A friend on FaceBook asked, “if you could be any superhero, who would you be?”
There were the usual responses of Batman, Superman, Ironman (only men responded) and it got me thinking of who would I be.
It took me about 2 minutes to realise that I’d be myself . I’m a mom, I’m the biggest and best superhero around. There is nobody who is more super than me or any other mom out there.
- We are faster than a speeding train – when you sprog is about to leap off the junglegym/couch/table you get there to catch them.
- We have super-sonic hearing – with 50kids calling “moooooommmmyyyy” you can pick out and distinguish your sprogs cry.
- We have super-human strength – moms have been known to lift cars off of their trapped kids, ripped doors off and we can carry a toddler and 20kgs of shopping/washing.

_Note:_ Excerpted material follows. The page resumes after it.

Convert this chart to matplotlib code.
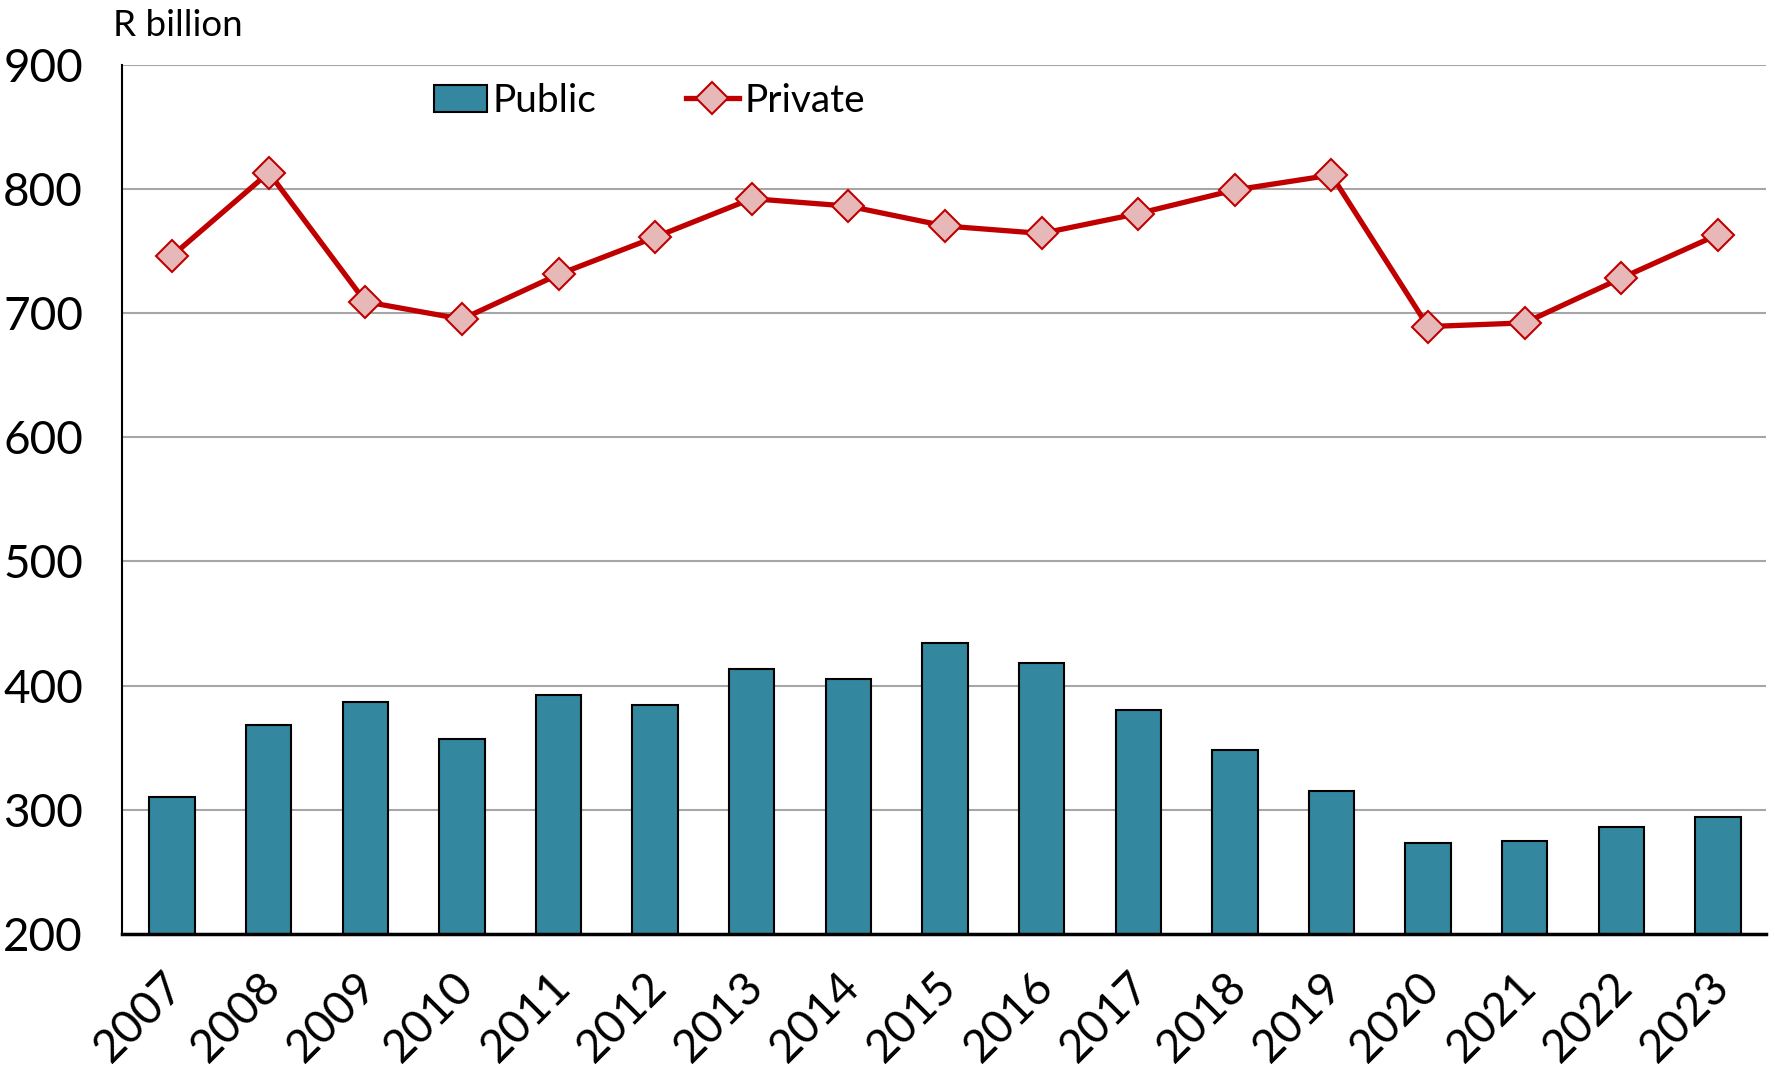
import numpy as np
import matplotlib.pyplot as plt
import matplotlib.transforms as mtransforms

plt.rcParams['font.family'] = ['Lato', 'DejaVu Sans']

years = ['2007', '2008', '2009', '2010', '2011', '2012', '2013', '2014', '2015',
         '2016', '2017', '2018', '2019', '2020', '2021', '2022', '2023']
public = [310, 368, 387, 357, 392, 384, 413, 405, 434, 418, 380, 348, 315, 273, 275, 286, 294]
private = [746, 813, 709, 695, 731, 761, 792, 786, 770, 764, 780, 799, 811, 689, 692, 728, 763]

x = np.arange(len(years))

fig = plt.figure(figsize=(17.75, 10.68), dpi=100)
ax = fig.add_axes([0.0687, 0.1255, 0.9263, 0.8141])

bars = ax.bar(x, public, width=0.47, color='#33879E', edgecolor='black',
              linewidth=1.5, label='Public', zorder=2)
line, = ax.plot(x, private, color='#C00000', lw=3.8, marker='D', ms=16,
                markerfacecolor='#E6B9B8', markeredgecolor='#C00000', markeredgewidth=1.5,
                label='Private', zorder=3)

ax.set_ylim(200, 900)
ax.set_xlim(-0.52, 16.5)
ax.set_yticks(range(200, 901, 100))
ax.set_xticks(x)
ax.set_xticklabels(years, rotation=45, ha='right', rotation_mode='anchor')
ax.tick_params(axis='both', length=0, labelsize=33)
ax.tick_params(axis='y', pad=28)
ax.tick_params(axis='x', pad=22)
# nudge the rotated year labels a little to the left
shift = mtransforms.ScaledTranslation(-0.10, 0, fig.dpi_scale_trans)
for lab in ax.get_xticklabels():
    lab.set_transform(lab.get_transform() + shift)
ax.grid(axis='y', color='#A6A6A6', lw=1.5, zorder=0)
ax.set_axisbelow(True)
for s in ['top', 'right']:
    ax.spines[s].set_visible(False)
ax.spines['left'].set_linewidth(1.5)
ax.spines['bottom'].set_linewidth(2.5)

ax.text(113 / 1775, 1 - 25 / 1068, 'R billion', transform=fig.transFigure,
        fontsize=26.5, va='center', ha='left')

ax.legend([bars, line], ['Public', 'Private'], loc='center',
          bbox_to_anchor=(0.321, 0.958), ncol=2, frameon=False,
          fontsize=28, columnspacing=2.3, handlelength=1.35, handletextpad=0.15,
          handleheight=0.7)

fig.savefig('out.png', dpi=100)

- We have super eye-sight – moms can see the tiny marble that baby might choke on, we can see the tiniest tear in our sprogs eyes, we can see behind us and know that our toddler is eating Nutella with their hands.
- We have healing powers – moms can make the hurt go away by merely holding our sprogs in our arms or brushing over it with our lips.
- We have limitless energy – moms can survive on little/no sleep and still have enough energy to rough and tumble and chase sprogs all over the garden and house.
- We are psychic – moms know what their sprogs are planning just by their body language and facial expressions.
- We fight injustice on behalf of our sprogs.
- We are invisible – moms can stand in the background, without being seen and watch their sprogs master a new skill or make a new friend or watch the toddler eat Nutella with their hands out the jar.
- We are tougher than tough – moms can keep their emotions in while comforting a baby/child during an injection/physio/broken bone.
- We can leap buildings – there is no wall too high for us to scale in order to get their favourite ball.
- We have a super sense of smell – moms can smell when they’re kids are getting sick and even if there are 5 kids with a poo-bum, moms can smell their own child
And yes, the “toddler scooping Nutella with her hands and eating it” incident, really did occur this week. It also happened with peanut butter.